According to the AP, Police Commissioner William Bratton said the officers, who were working as part of an anti-crime unit, were in a car and saw the two suspects from the grocery store robbery at a Chinese restaurant – one inside, one standing outside.
Bratton said when they got out of the car, the suspect inside the restaurant fired at the officers, who fired back. The suspects “carjacked a white Camaro,” which was later recovered, abandoned, with a revolver found nearby. It is believed that one of the suspects was also shot and wounded during the shooting.

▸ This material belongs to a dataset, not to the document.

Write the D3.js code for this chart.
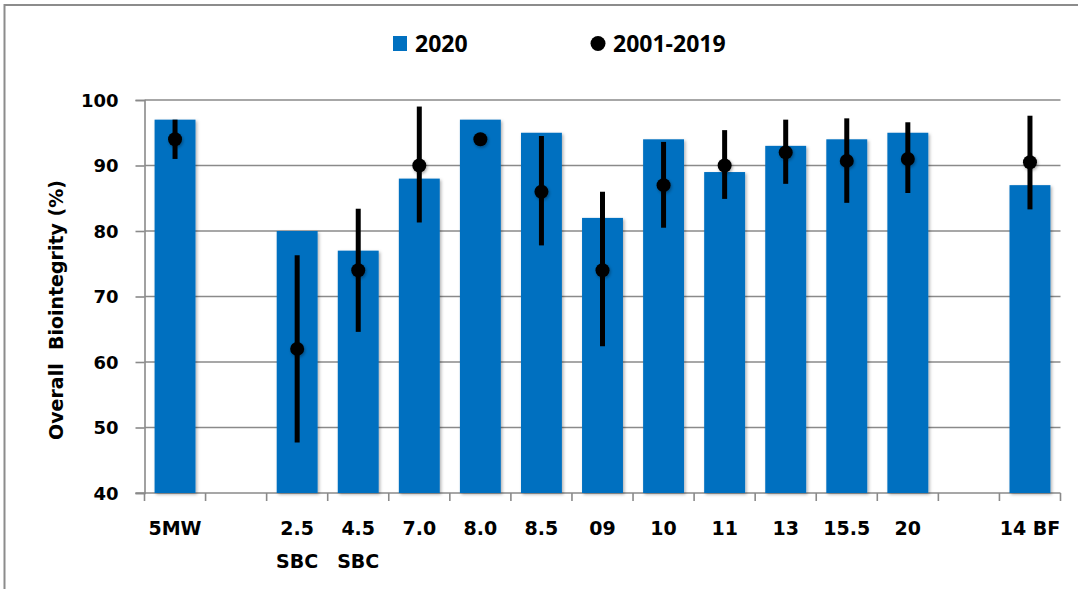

Police do have video from the incident which they are reviewing, hoping to identify the suspects. Citizens Outraged at Police Being Shot (COP SHOT) is offering a $10,000 reward for information leading to the suspects’ arrest and conviction.
This latest incident, while not particularly in the same vein, comes about two weeks after NYPD Officers Rafael Ramos and Wenjian Liu were killed in their patrol car in an ambush-style attack by a man on an anti-cop rampage. The shooter then ran to the subway and shot and killed himself.
Tensions between the NYPD and Mayor de Blasio have been high since he admitted that he had cautioned his bi-racial son on how to handle dealings with the cops. Many members of the NYPD saw took this to mean that de Blasio is anti-cop, and turned their backs on him when he spoke at both Ramos and Liu’s funerals.
Yesterday, at a press conference, de Blasio did not apologize for those remarks, but cited NYPD stats for his first year as mayor to prove that his vision for a “safer city, a fairer city,” is in fact working.
With Commissioner Bratton by his side, de Blasio announced that that overall major crimes were down more than four-and-a-half percent in 2014, along with “the lowest number of homicides since the modern policing era began in 1993,” PIX 11 News reported.
de Blasio also said there were 2,600 fewer robberies last year, subway crime was down 15 percent, and that there was an 11 percent drop in civilian complaints against the NYPD.